With several new modes under its wing, Kick Off mode can integrate Volta features, or use House Rules, an expanded edition of last year’s modes. Mystery Ball is a fun mode that changes the perk or conditions on the ball every time it is out of play, and, amongst other advantages, can be a neat way to earn some extra goals or increase your speed up the pitch. King of the Hill has you keep possession of the ball inside a perimeter box; keep possession to get a chance of increasing your goal bonus.

Career Mode has some improvements, but not a whole lot to draw you back in. Similar to last year’s title, the new addition of post and pre-match press conferences can slightly improve your team or player moral. The benefits of these are lost when the same questions come up, however, and can become stale and repetitive as you play. In a first for FIFA Career Mode, you can have a female manager.

Career mode and FUT will be most of where you time is spent, however with the lack of new features in Career Mode, it has been overlooked somewhat this year. FUT remains popular as ever with new FUT friendlies allowing for some couch co-op, with the added advantage of it not affecting your FUT contracts; this makes it easier to experiment with new line ups and formations. FUT also add new features to search the transfer market or from club direct from your Squad page. House Rules’ Mystery Ball is the winner of FIFA 2020, with the unpredictability of the ball perk keeping the fun going and is the only worthwhile one to play in Kick Off.

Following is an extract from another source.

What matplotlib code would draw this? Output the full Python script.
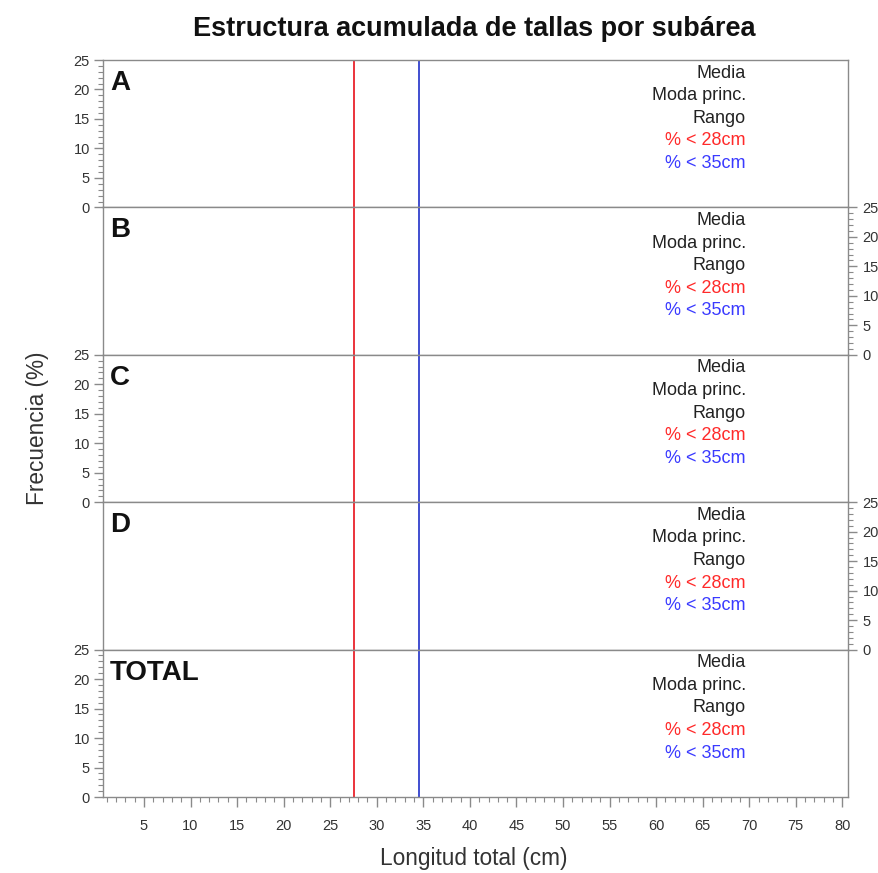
import matplotlib
matplotlib.use('Agg')
import matplotlib.pyplot as plt
from matplotlib.ticker import MultipleLocator

plt.rcParams['font.family'] = ['Liberation Sans', 'DejaVu Sans']

# panels and annotations
panels = ['A', 'B', 'C', 'D', 'TOTAL']
y_side = ['left', 'right', 'left', 'right', 'left']
stat_labels = ['Media', 'Moda princ.', 'Rango', '% < 28cm', '% < 35cm']
stat_colors = ['#222222', '#222222', '#222222', '#ff2a2a', '#3a3aff']

# reference lengths (cm)
ref_lengths = [27.5, 34.5]
ref_colors = ['#e8101a', '#2030c8']

x_ticks = list(range(5, 85, 5))
y_ticks = [0, 5, 10, 15, 20, 25]

spine_col = '#8a8a8a'
txt_col = '#333333'

fig, axes = plt.subplots(5, 1, sharex=True, figsize=(8.79, 8.73), dpi=100)
fig.subplots_adjust(left=103/879, right=848/879, top=1-60/873, bottom=1-797/873, hspace=0)

for i, ax in enumerate(axes):
    ax.set_xlim(0.6, 80.6)
    ax.set_ylim(0, 25)
    for sp in ax.spines.values():
        sp.set_color(spine_col)
        sp.set_linewidth(1.0)
    for xv, c in zip(ref_lengths, ref_colors):
        ax.axvline(xv, color=c, lw=1.2)

    ax.yaxis.set_major_locator(MultipleLocator(5))
    ax.yaxis.set_minor_locator(MultipleLocator(1))
    ax.set_yticks(y_ticks)
    if y_side[i] == 'right':
        ax.yaxis.tick_right()
        ax.tick_params(axis='y', which='major', pad=4)
    else:
        ax.yaxis.tick_left()
        ax.tick_params(axis='y', which='major', pad=3)
    ax.tick_params(axis='y', which='major', length=6.5, width=1, color=spine_col,
                   labelsize=10.5, labelcolor=txt_col)
    ax.tick_params(axis='y', which='minor', length=3.6, width=0.8, color=spine_col)

    ax.xaxis.set_major_locator(MultipleLocator(5))
    ax.xaxis.set_minor_locator(MultipleLocator(1))
    if i < len(axes) - 1:
        ax.tick_params(axis='x', which='both', bottom=False, labelbottom=False)
    else:
        ax.set_xticks(x_ticks)
        ax.tick_params(axis='x', which='major', length=7, width=1, color=spine_col,
                       labelsize=10.5, labelcolor=txt_col, pad=9)
        ax.tick_params(axis='x', which='minor', length=3.6, width=0.8, color=spine_col)

    ax.text(7/745, 1 - 23/147.4, panels[i], transform=ax.transAxes, ha='left', va='center',
            fontsize=20, fontweight='bold', color='#111111')

    for j, (lab, col) in enumerate(zip(stat_labels, stat_colors)):
        ax.text((746-103)/745, 1 - (13 + j*22.6)/147.4, lab, transform=ax.transAxes,
                ha='right', va='center', fontsize=13, color=col)

fig.text(474/879, 1-29/873, 'Estructura acumulada de tallas por subárea', ha='center', va='center',
         fontsize=19.5, fontweight='bold', color='#111111')
fig.text(474/879, 1-858/873, 'Longitud total (cm)', ha='center', va='center',
         fontsize=16.3, color=txt_col)
fig.text(38/879, 1-428/873, 'Frecuencia (%)', ha='center', va='center', rotation=90,
         fontsize=16.3, color=txt_col)

fig.savefig('out.png', dpi=100)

With slight improvements to FIFA 20 core gameplay, Volta is a good addition, but is a typical underdog story with a few cheesy lines that confine it to being a once off; there’s no real replay value to be had unless you want a do-over of your play style. Volta itself does offer a throwback to players who loved FIFA Street, and for die-hard, old-school fans, will remind players of indoor football from FIFA 98: Road to World Cup.

In summary, FIFA has taken 1 step forwards and 2 steps back with this year’s game, career mode needs to be improved on while Volta story falls very short.